Toxic Bachelors
- First edition
- Author: Danielle Steel
- Language: English
- Publisher: Delacorte Press
- Publication date: October 2005
- Publication place: United States
- Media type: Print (hardback & paperback)
- Pages: 336 pp
- ISBN: 978-0-385-33827-1
- OCLC: 56590761
- Dewey Decimal: 813/.54 22
- LC Class: PS3569.T33828 T69 2005

= Toxic Bachelors =

2005 novel by Danielle Steel

Toxic Bachelors is a novel by Danielle Steel, published by Delacorte Press in October 2005. It is Steel's sixty-seventh novel.

==Synopsis==
The main characters are Charlie Harrington, a philanthropist with high expectations in women; Adam Weiss, a celebrity lawyer who likes young, fun women for short-term purposes; and Gray Hawk, an artist who is drawn into troubled relationships.

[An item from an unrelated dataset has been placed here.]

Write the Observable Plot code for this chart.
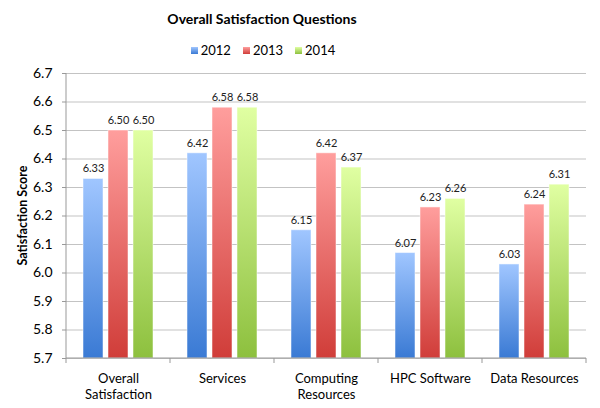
<!DOCTYPE html>
<html>
<head>
<meta charset="utf-8">
<script src="https://cdn.jsdelivr.net/npm/d3@7"></script>
<script src="https://cdn.jsdelivr.net/npm/@observablehq/plot@0.6"></script>
<style>
  body { margin: 0; background: #fff; font-family: Lato, "Open Sans", sans-serif; }
  #wrap { width: 600px; height: 408px; position: relative; }
  #title { position: absolute; left: 0; top: 10px; width: 524px; text-align: center; font-weight: bold; font-size: 14px; color: #000; }
  #legend { position: absolute; left: 0; top: 42px; width: 526px; text-align: center; font-size: 13px; color: #000; }
  #legend span.item { margin: 0 6px; }
  #legend i { display: inline-block; width: 7px; height: 7px; margin-right: 3px; vertical-align: 1px; }
  #chart { position: absolute; left: 0; top: 62px; }
</style>
</head>
<body>
<div id="wrap">
  <div id="title">Overall Satisfaction Questions</div>
  <div id="legend"></div>
  <div id="chart"></div>
</div>
<script>
const categories = ["Overall\nSatisfaction", "Services", "Computing\nResources", "HPC Software", "Data Resources"];
const years = ["2012", "2013", "2014"];
const values2012 = [6.33, 6.42, 6.15, 6.07, 6.03];
const values2013 = [6.50, 6.58, 6.42, 6.23, 6.24];
const values2014 = [6.50, 6.58, 6.37, 6.26, 6.31];
const yTicks = [5.7, 5.8, 5.9, 6.0, 6.1, 6.2, 6.3, 6.4, 6.5, 6.6, 6.7];

const gradients = {
  "2012": ["#a0c6ff", "#3a7ad4"],
  "2013": ["#ff9e9d", "#d03d39"],
  "2014": ["#e0ffa2", "#8dc03e"]
};

const seriesValues = {"2012": values2012, "2013": values2013, "2014": values2014};
const data = [];
for (const yr of years) {
  categories.forEach((c, i) => data.push({category: c, year: yr, value: seriesValues[yr][i]}));
}

// legend
const legend = document.getElementById("legend");
for (const yr of years) {
  const s = document.createElement("span");
  s.className = "item";
  s.innerHTML = `<i style="background:linear-gradient(${gradients[yr][0]},${gradients[yr][1]})"></i>${yr}`;
  legend.appendChild(s);
}

const plot = Plot.plot({
  width: 600,
  height: 346,
  marginTop: 11,
  marginBottom: 50,
  marginLeft: 64,
  marginRight: 13,
  style: {fontFamily: "Lato, 'Open Sans', sans-serif", background: "#fff"},
  fx: {domain: categories, padding: 0, label: null},
  x: {domain: years, paddingInner: 0.19, paddingOuter: 0.607, axis: null},
  y: {domain: [5.7, 6.7], label: null},
  marks: [
    Plot.gridY(yTicks, {stroke: "#c3c3c3", strokeOpacity: 1}),
    Plot.axisY(yTicks, {tickSize: 4, tickPadding: 10, fontSize: 14, tickFormat: d3.format(".1f"), stroke: "#999", fill: "#000",
      label: null}),
    Plot.axisFx({anchor: "bottom", tickSize: 0, tickPadding: 12, fontSize: 13, lineHeight: 1.3, fill: "#000", label: null}),
    ...years.map(yr => Plot.barY(data.filter(d => d.year === yr), {
      fx: "category", x: "year", y1: 5.7, y2: "value",
      fill: `url(#grad${yr})`, stroke: "#ffffff", strokeOpacity: 0.5, strokeWidth: 1
    })),
    Plot.text(data, {fx: "category", x: "year", y: "value", text: d => d3.format(".2f")(d.value),
      dy: -10, fontSize: 11, fill: "#222"})
  ]
});

document.getElementById("chart").appendChild(plot);

const svg = d3.select(plot);
const defs = svg.insert("defs", ":first-child");
for (const yr of years) {
  const g = defs.append("linearGradient").attr("id", "grad" + yr)
    .attr("x1", 0).attr("y1", 0).attr("x2", 0).attr("y2", 1);
  g.append("stop").attr("offset", "0%").attr("stop-color", gradients[yr][0]);
  g.append("stop").attr("offset", "100%").attr("stop-color", gradients[yr][1]);
}

// axis lines, category boundary ticks and y label, from the library's scales
const fx = plot.scale("fx");
const y = plot.scale("y");
const y0 = y.apply(5.7), yTop = y.apply(6.7);
const bounds = categories.map(c => fx.apply(c));
bounds.push(fx.apply(categories[categories.length - 1]) + fx.bandwidth);
const left = bounds[0], right = bounds[bounds.length - 1];
const g = svg.append("g").attr("stroke", "#999").attr("fill", "none");
g.append("line").attr("x1", left).attr("x2", left).attr("y1", yTop).attr("y2", y0);
g.append("line").attr("x1", left).attr("x2", right).attr("y1", y0).attr("y2", y0);
for (const b of bounds) g.append("line").attr("x1", b).attr("x2", b).attr("y1", y0).attr("y2", y0 + 5);
svg.append("text")
  .attr("transform", `translate(${left - 42},${(y0 + yTop) / 2}) rotate(-90)`)
  .attr("text-anchor", "middle").attr("dominant-baseline", "middle")
  .attr("font-weight", "bold").attr("font-size", 12.5).attr("fill", "#000")
  .text("Satisfaction Score");
</script>
</body>
</html>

Every year they cruise the Mediterranean on Charlie's yacht together until they each find love. Charlie falls in love with a social worker who is far from his ideal woman. Adam gets involved with a young but smart woman whilst Gray falls for a businesswoman and mother.

Leading up to their subsequent cruise, the circumstances of each man have changed since the previous year. Following new romantic relationships and personal developments, the group undergoes a change from their former social habits toward long-term committed partnerships.

==Background==
The phrase "Toxic Bachelor" was coined by Sex and the City writer Candace Bushnell's original "Sex & The City" columns in the New York Observer and used in the first episode: "(Freeze frame, subtitles read: Peter Mason – Advertising Executive – Toxic Batchelor; Aired 06/06/'98.